Inner Siege, Nourished Spirit
Jeremiah 19:9 - A Neville Goddard interpretation
Read Jeremiah 19 in context
Scripture Focus
Biblical Context
The verse depicts a famine during a siege where people are described as eating the flesh of their sons, daughters, and friends. It communicates extreme suffering and the collapse of trust in safety.
Neville's Inner Vision
Jeremiah speaks of a famine so brutal that people would turn on one another. In the language of Neville's psychology, this is a state of consciousness: fear, scarcity, and the belief that life is under siege. The flesh eaten is not literal but the vitality we surrender to anxiety, blaming others, or surrendering to the sensation that life is rationed and enemies are closing in. When a mind identifies with lack, every inner moment becomes straitened, and nourishment appears only as threat. Yet the verse also points beyond punishment to a remedy: a shift of identification from the stress of the siege to the I AM within—the eternal, inner food of consciousness. By choosing to imagine from wholeness, we reverse the specter of cannibalism; we no longer consume ourselves with fear but feed on divine life, which is always present as awareness.
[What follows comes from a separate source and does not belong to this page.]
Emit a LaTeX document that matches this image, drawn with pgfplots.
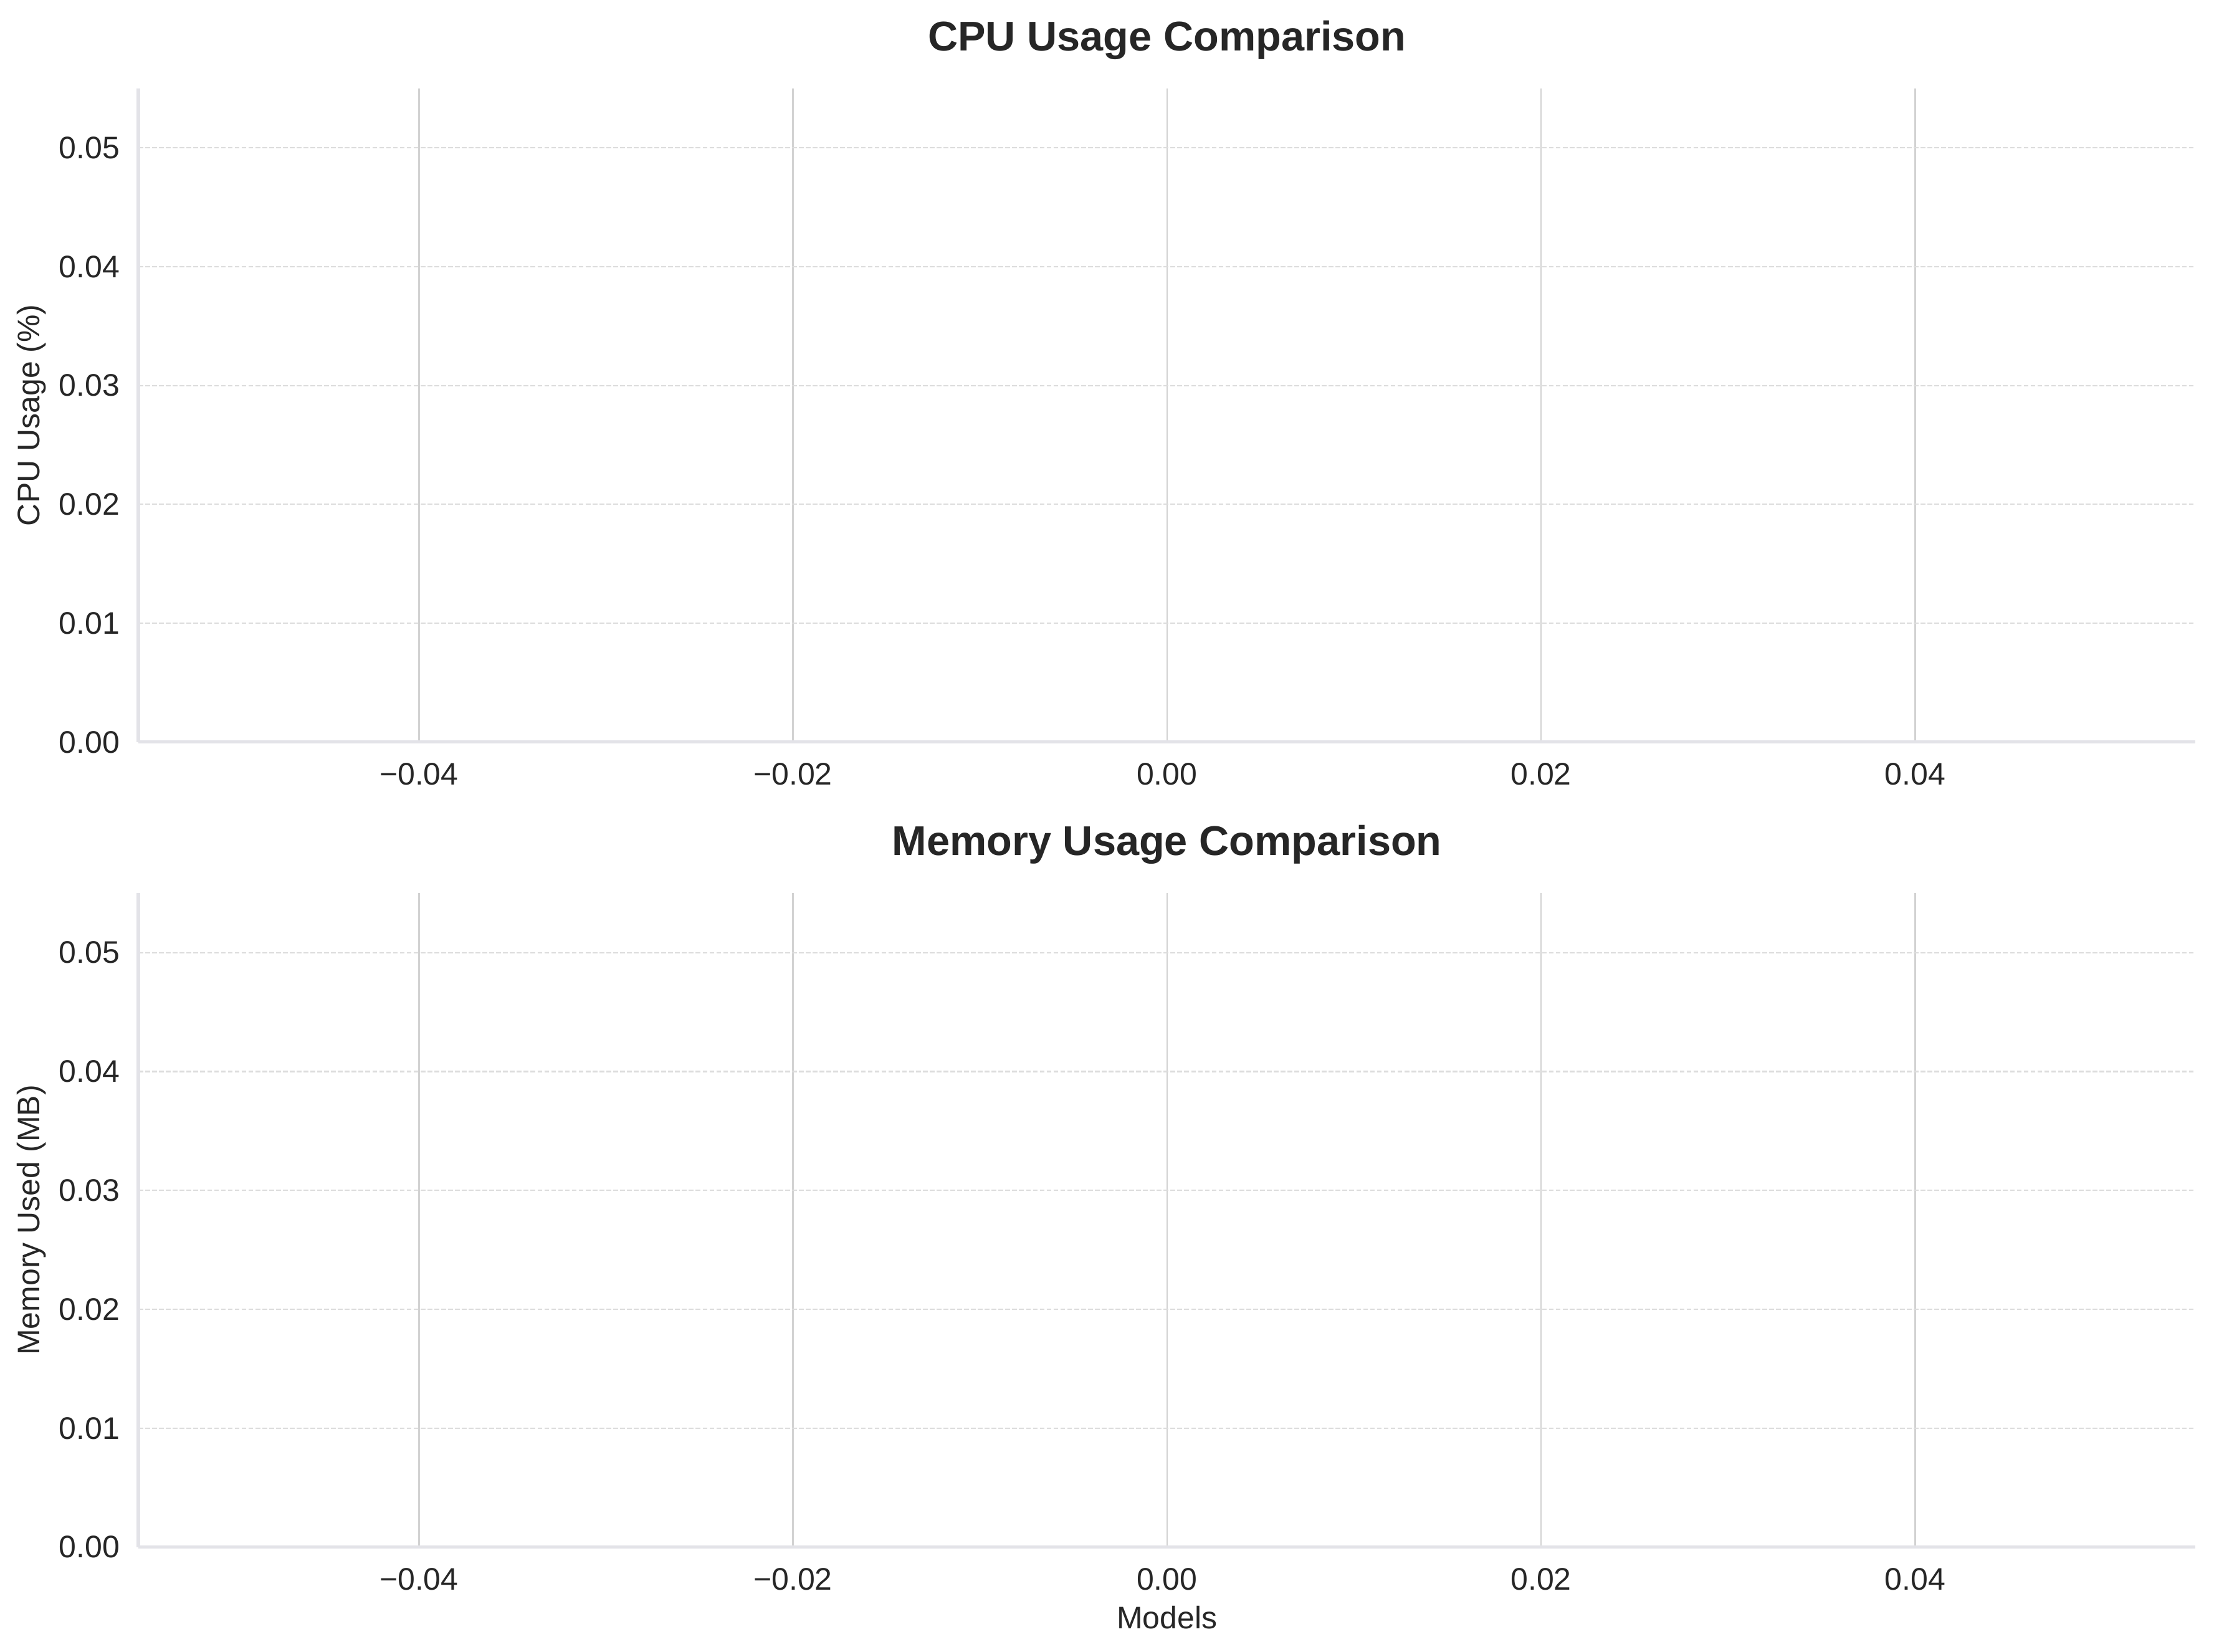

The imagination, rightly used, rebuilds the inner economy. In practice, dwell in the assumption that you are sustained by the living I AM, and let inner feasting replace famine. The outer world then aligns with this inner climate.
Practice This Now
Assume the feeling of fullness now. Revise famine as I am fed by the Spirit within and hold that feeling for 3 minutes, letting it color your next actions.